┌────────
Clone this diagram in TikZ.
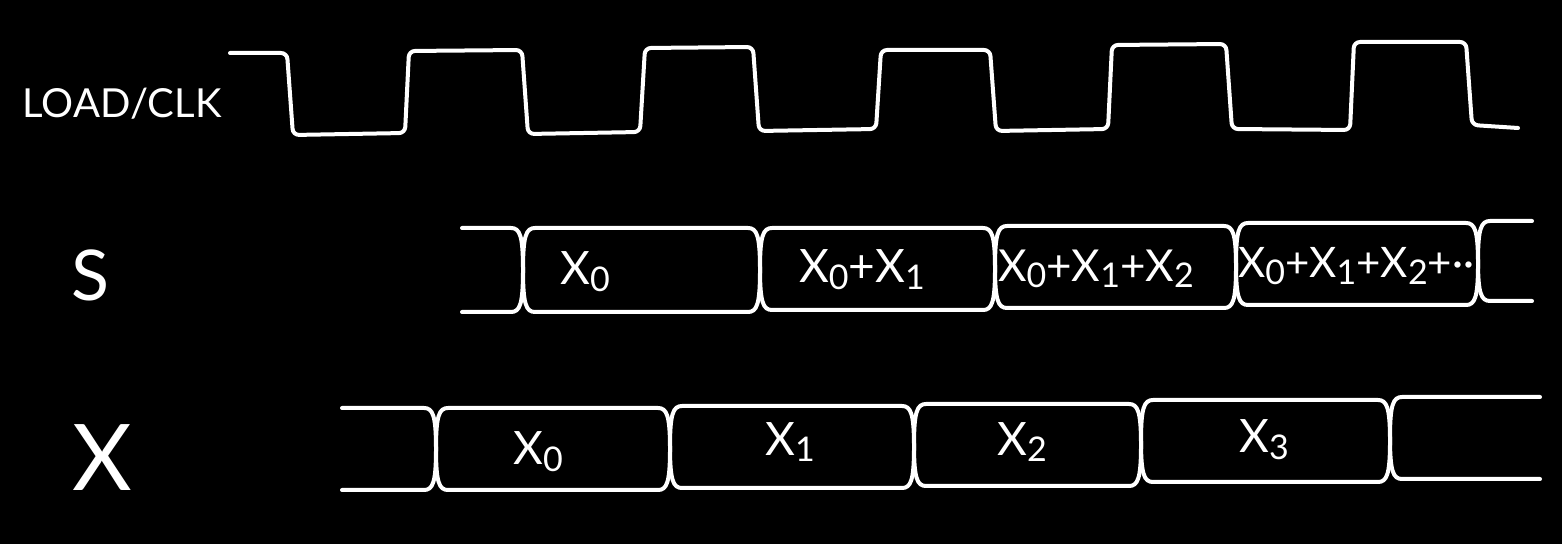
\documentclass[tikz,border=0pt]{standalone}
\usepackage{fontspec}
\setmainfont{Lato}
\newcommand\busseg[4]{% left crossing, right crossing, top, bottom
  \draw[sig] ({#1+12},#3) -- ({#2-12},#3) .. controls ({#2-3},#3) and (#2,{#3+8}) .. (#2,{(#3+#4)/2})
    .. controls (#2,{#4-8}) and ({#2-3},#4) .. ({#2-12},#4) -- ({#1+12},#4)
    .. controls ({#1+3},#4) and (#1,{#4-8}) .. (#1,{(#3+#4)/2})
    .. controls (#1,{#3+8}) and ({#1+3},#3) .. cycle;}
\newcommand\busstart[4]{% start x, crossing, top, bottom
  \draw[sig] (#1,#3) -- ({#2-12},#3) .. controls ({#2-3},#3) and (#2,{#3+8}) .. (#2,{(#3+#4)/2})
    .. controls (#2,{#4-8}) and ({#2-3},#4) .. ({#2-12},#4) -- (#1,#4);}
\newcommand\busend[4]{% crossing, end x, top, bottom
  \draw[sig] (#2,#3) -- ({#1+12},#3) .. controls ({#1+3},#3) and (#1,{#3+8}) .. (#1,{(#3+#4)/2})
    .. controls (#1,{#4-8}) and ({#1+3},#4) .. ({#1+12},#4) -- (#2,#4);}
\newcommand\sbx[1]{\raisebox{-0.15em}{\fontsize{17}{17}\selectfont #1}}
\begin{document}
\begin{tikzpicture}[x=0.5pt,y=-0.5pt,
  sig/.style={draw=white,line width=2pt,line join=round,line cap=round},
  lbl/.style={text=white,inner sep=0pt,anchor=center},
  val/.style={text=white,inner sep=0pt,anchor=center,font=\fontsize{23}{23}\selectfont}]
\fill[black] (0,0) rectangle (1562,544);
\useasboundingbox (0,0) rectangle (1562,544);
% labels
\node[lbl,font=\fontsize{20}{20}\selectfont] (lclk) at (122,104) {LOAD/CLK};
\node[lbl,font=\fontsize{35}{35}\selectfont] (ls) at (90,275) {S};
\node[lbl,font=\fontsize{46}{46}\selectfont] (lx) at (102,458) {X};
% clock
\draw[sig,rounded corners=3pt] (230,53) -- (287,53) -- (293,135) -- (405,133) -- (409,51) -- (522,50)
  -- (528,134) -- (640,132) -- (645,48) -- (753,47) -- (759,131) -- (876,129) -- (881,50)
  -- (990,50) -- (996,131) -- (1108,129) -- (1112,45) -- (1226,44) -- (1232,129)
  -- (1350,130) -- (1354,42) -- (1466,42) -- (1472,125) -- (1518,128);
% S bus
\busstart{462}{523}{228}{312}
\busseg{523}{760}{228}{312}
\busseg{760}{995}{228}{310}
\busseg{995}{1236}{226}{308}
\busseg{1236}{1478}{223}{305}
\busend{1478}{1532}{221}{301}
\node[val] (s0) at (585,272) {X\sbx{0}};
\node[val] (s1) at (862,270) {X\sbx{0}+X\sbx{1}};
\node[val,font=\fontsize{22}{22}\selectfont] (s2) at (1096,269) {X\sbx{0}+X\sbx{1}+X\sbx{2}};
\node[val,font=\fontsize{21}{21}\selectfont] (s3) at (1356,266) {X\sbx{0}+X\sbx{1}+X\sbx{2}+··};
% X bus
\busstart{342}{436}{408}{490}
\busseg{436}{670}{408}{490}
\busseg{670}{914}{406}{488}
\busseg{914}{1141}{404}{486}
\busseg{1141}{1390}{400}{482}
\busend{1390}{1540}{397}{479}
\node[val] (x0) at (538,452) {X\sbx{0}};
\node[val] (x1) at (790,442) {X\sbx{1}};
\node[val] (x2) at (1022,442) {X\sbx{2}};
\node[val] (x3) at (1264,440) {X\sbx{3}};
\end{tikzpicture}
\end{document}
└────────
WRITTEN PROBLEM :: Repeat the data exactly in full, omitting its pictures.

RESPONSE TO THIS TASK ::
Clone this diagram in TikZ.
\documentclass[tikz,border=0pt]{standalone}
\usepackage{fontspec}
\setmainfont{Lato}
\newcommand\busseg[4]{% left crossing, right crossing, top, bottom
  \draw[sig] ({#1+12},#3) -- ({#2-12},#3) .. controls ({#2-3},#3) and (#2,{#3+8}) .. (#2,{(#3+#4)/2})
    .. controls (#2,{#4-8}) and ({#2-3},#4) .. ({#2-12},#4) -- ({#1+12},#4)
    .. controls ({#1+3},#4) and (#1,{#4-8}) .. (#1,{(#3+#4)/2})
    .. controls (#1,{#3+8}) and ({#1+3},#3) .. cycle;}
\newcommand\busstart[4]{% start x, crossing, top, bottom
  \draw[sig] (#1,#3) -- ({#2-12},#3) .. controls ({#2-3},#3) and (#2,{#3+8}) .. (#2,{(#3+#4)/2})
    .. controls (#2,{#4-8}) and ({#2-3},#4) .. ({#2-12},#4) -- (#1,#4);}
\newcommand\busend[4]{% crossing, end x, top, bottom
  \draw[sig] (#2,#3) -- ({#1+12},#3) .. controls ({#1+3},#3) and (#1,{#3+8}) .. (#1,{(#3+#4)/2})
    .. controls (#1,{#4-8}) and ({#1+3},#4) .. ({#1+12},#4) -- (#2,#4);}
\newcommand\sbx[1]{\raisebox{-0.15em}{\fontsize{17}{17}\selectfont #1}}
\begin{document}
\begin{tikzpicture}[x=0.5pt,y=-0.5pt,
  sig/.style={draw=white,line width=2pt,line join=round,line cap=round},
  lbl/.style={text=white,inner sep=0pt,anchor=center},
  val/.style={text=white,inner sep=0pt,anchor=center,font=\fontsize{23}{23}\selectfont}]
\fill[black] (0,0) rectangle (1562,544);
\useasboundingbox (0,0) rectangle (1562,544);
% labels
\node[lbl,font=\fontsize{20}{20}\selectfont] (lclk) at (122,104) {LOAD/CLK};
\node[lbl,font=\fontsize{35}{35}\selectfont] (ls) at (90,275) {S};
\node[lbl,font=\fontsize{46}{46}\selectfont] (lx) at (102,458) {X};
% clock
\draw[sig,rounded corners=3pt] (230,53) -- (287,53) -- (293,135) -- (405,133) -- (409,51) -- (522,50)
  -- (528,134) -- (640,132) -- (645,48) -- (753,47) -- (759,131) -- (876,129) -- (881,50)
  -- (990,50) -- (996,131) -- (1108,129) -- (1112,45) -- (1226,44) -- (1232,129)
  -- (1350,130) -- (1354,42) -- (1466,42) -- (1472,125) -- (1518,128);
% S bus
\busstart{462}{523}{228}{312}
\busseg{523}{760}{228}{312}
\busseg{760}{995}{228}{310}
\busseg{995}{1236}{226}{308}
\busseg{1236}{1478}{223}{305}
\busend{1478}{1532}{221}{301}
\node[val] (s0) at (585,272) {X\sbx{0}};
\node[val] (s1) at (862,270) {X\sbx{0}+X\sbx{1}};
\node[val,font=\fontsize{22}{22}\selectfont] (s2) at (1096,269) {X\sbx{0}+X\sbx{1}+X\sbx{2}};
\node[val,font=\fontsize{21}{21}\selectfont] (s3) at (1356,266) {X\sbx{0}+X\sbx{1}+X\sbx{2}+··};
% X bus
\busstart{342}{436}{408}{490}
\busseg{436}{670}{408}{490}
\busseg{670}{914}{406}{488}
\busseg{914}{1141}{404}{486}
\busseg{1141}{1390}{400}{482}
\busend{1390}{1540}{397}{479}
\node[val] (x0) at (538,452) {X\sbx{0}};
\node[val] (x1) at (790,442) {X\sbx{1}};
\node[val] (x2) at (1022,442) {X\sbx{2}};
\node[val] (x3) at (1264,440) {X\sbx{3}};
\end{tikzpicture}
\end{document}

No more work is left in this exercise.